Baïkonour, un symbole coûteux

Le statut de Baïkonour illustre parfaitement l’ambivalence du souhait d’indépendance du Kazakhstan d’une part et de la volonté russe de préserver sa présence et ses activités spatiales dans la zone d’autre part. En effet, hormis le site de Plessetsk qui est très éloigné de l’équateur et donc inadapté au lancement de certains satellites, la Russie ne possède pas de site de lancement moderne sur son territoire. Boris Eltsine a tenté de combler ce manque dès les années 1990 en transformant le site militaire de Svobodny en Sibérie en site de mise en orbite géostationnaire. Hélas, pour des raisons principalement financières mais aussi techniques du fait de son éloignement de l’équateur, la Russie a été contrainte de geler la montée en puissance du Cosmodrome sibérien et demeure, dès lors, dépendante du site kazakh. Le site de Baïkonour, proche de la ville minière éponyme, restera donc administré par la Russie et à titre d’exemple, le maire de la ville est choisi par les autorités des deux Etats.
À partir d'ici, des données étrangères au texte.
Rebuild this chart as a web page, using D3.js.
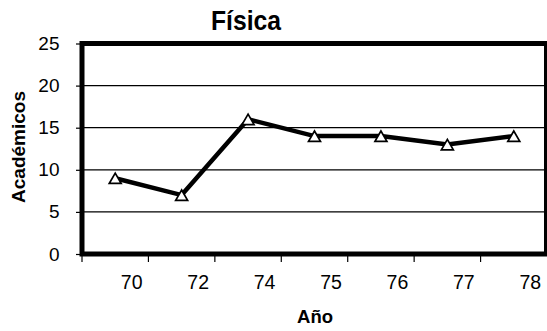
<!DOCTYPE html>
<html><head><meta charset="utf-8">
<script src="https://cdn.jsdelivr.net/npm/d3@7"></script>
<style>
html,body{margin:0;padding:0;background:#fff;}
svg{display:block;font-family:"Liberation Sans",Arial,sans-serif;}
</style></head>
<body>
<script>
// Académicos de Física por año
const years = ["70", "72", "74", "75", "76", "77", "78"];
const academicos = [9, 7, 16, 14, 14, 13, 14];
const yTicks = [0, 5, 10, 15, 20, 25];

const W = 547, H = 331;
const plot = {left: 82, right: 547, top: 43.5, bottom: 254};

const svg = d3.select("body").append("svg").attr("width", W).attr("height", H);

const x = d3.scaleBand().domain(years).range([plot.left, plot.right]);
const y = d3.scaleLinear().domain([0, 25]).range([plot.bottom, plot.top]);
const cx = d => x(d) + x.bandwidth() / 2;

// horizontal gridlines
svg.append("g").selectAll("line").data(yTicks.filter(d => d > 0 && d < 25)).join("line")
  .attr("x1", plot.left).attr("x2", plot.right)
  .attr("y1", d => y(d)).attr("y2", d => y(d))
  .attr("stroke", "#000").attr("stroke-width", 1.2);

// y axis ticks and labels
const yAxis = svg.append("g").attr("transform", `translate(${plot.left},0)`)
  .call(d3.axisLeft(y).tickValues(yTicks).tickSize(6).tickPadding(16.5));
yAxis.select(".domain").remove();
yAxis.selectAll("line").attr("stroke", "#000").attr("stroke-width", 1.2);
yAxis.selectAll("text").attr("font-size", 19).attr("fill", "#000")
  .attr("font-family", "Liberation Sans, Arial, sans-serif");

// x axis: tick marks at category boundaries, labels set right of centre
const xb = svg.append("g");
const bounds = years.map(d => x(d));
xb.selectAll("line").data(bounds).join("line")
  .attr("x1", d => d).attr("x2", d => d)
  .attr("y1", y(0)).attr("y2", y(0) + 8)
  .attr("stroke", "#000").attr("stroke-width", 1.2);
xb.selectAll("text").data(years).join("text")
  .attr("x", d => cx(d) + 16.5)
  .attr("y", 289)
  .attr("text-anchor", "middle").attr("font-size", 19.5).attr("fill", "#000")
  .text(d => d);

// plot frame
svg.append("rect")
  .attr("x", plot.left).attr("y", plot.top)
  .attr("width", plot.right - 0.5 - plot.left).attr("height", y(0) - plot.top)
  .attr("fill", "none").attr("stroke", "#000").attr("stroke-width", 5);

// series line
const line = d3.line().x((d, i) => cx(years[i])).y(d => y(d));
svg.append("path").datum(academicos).attr("d", line)
  .attr("fill", "none").attr("stroke", "#000").attr("stroke-width", 4.5)
  .attr("stroke-linejoin", "miter");

// triangle markers
const tri = d3.symbol().type(d3.symbolTriangle).size(62);
svg.append("g").selectAll("path").data(academicos).join("path")
  .attr("d", tri)
  .attr("transform", (d, i) => `translate(${cx(years[i])},${y(d) + 1.8})`)
  .attr("fill", "#fff").attr("stroke", "#000").attr("stroke-width", 1.7);

// titles
svg.append("text").attr("x", 246).attr("y", 30).attr("text-anchor", "middle")
  .attr("font-size", 27).attr("font-weight", "bold")
  .attr("textLength", 70).attr("lengthAdjust", "spacingAndGlyphs")
  .text("Física");
svg.append("text").attr("transform", `translate(25,147) rotate(-90)`)
  .attr("text-anchor", "middle").attr("font-size", 19).attr("font-weight", "bold")
  .text("Académicos");
svg.append("text").attr("x", 315).attr("y", 323).attr("text-anchor", "middle")
  .attr("font-size", 18.5).attr("font-weight", "bold").text("Año");
</script>
</body></html>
Baïkonour représente par ailleurs le symbole de la conquête spatiale soviétique depuis le premier vol de Soyouz et la Russie n’a d’autre choix que de payer près de 120 millions de dollars par an pour la location du site de lancement dont le « loyer » a été revu à la hausse après l’accident de deux fusées Proton qui se sont écrasées en territoire kazakh en 1999. Ceci allait favoriser le rapprochement russo-européen jusqu’à lui faire prendre une nouvelle forme avec le projet de lancement de fusées russes à partir de la Guyane française.

Soyouz à Kourou : un logique aboutissement

L’arrivée du célèbre lanceur russe en Guyane est l’aboutissement d’une collaboration scientifique russo-européenne initiée dans les années 1970 et de l’accord franco-russe prévoyant des lancements à partir de Kourou signé en 2003 entre MM. Raffarin et Kassianov. Aujourd’hui, Européens et Russes y voient des avantages techniques et financiers significatifs. Pour les Européens, c’est là l’occasion de mettre en œuvre un nouveau lanceur intermédiaire réputé comme extrêmement fiable et capable de mettre en orbite des satellites dits « moyens » de 2 à 3 tonnes, alors qu’Ariane 5 est conçue pour de plus gros satellites de l’ordre de 5 à 10 tonnes. Pour les Russes, la proximité de l’équateur du centre spatial guyanais facilite la mise en orbite géostationnaire et l’aménagement d’un pas de tir spécifique débuté en 2007 touche à sa fin. Pour l’heure, les lancements de vols habités ne sont pas prévus à partir du sol guyanais mais l’arrêt du programme de la navette spatiale américaine laisse à Soyouz l’exclusivité de ce type d’activité spatiale. Il reste donc à savoir si la collaboration entre les Européens et les Russes ne pourrait pas se poursuivre à l’avenir en se tournant vers le lancement de vols habités à partir de Kourou, ce qui accroîtrait encore l’éloignement de la Russie du site de Baïkonour.

Quatre à cinq lancements de Soyouz-ST emportant des satellites commerciaux sont prévus chaque année à partir de Kourou. Dans le même temps, la Russie maintient sa présence et ses activités spatiales au Kazakhstan. S’il semble raisonnable de penser que la présence russe à Baïkonour n’est pas uniquement animée par des enjeux scientifiques et techniques, les interrogations qui subsistent sont donc liées à la place de Baïkonour dans les futures relations russo-kazakhes et, dès lors, à l’avenir du Cosmodrome lui-même.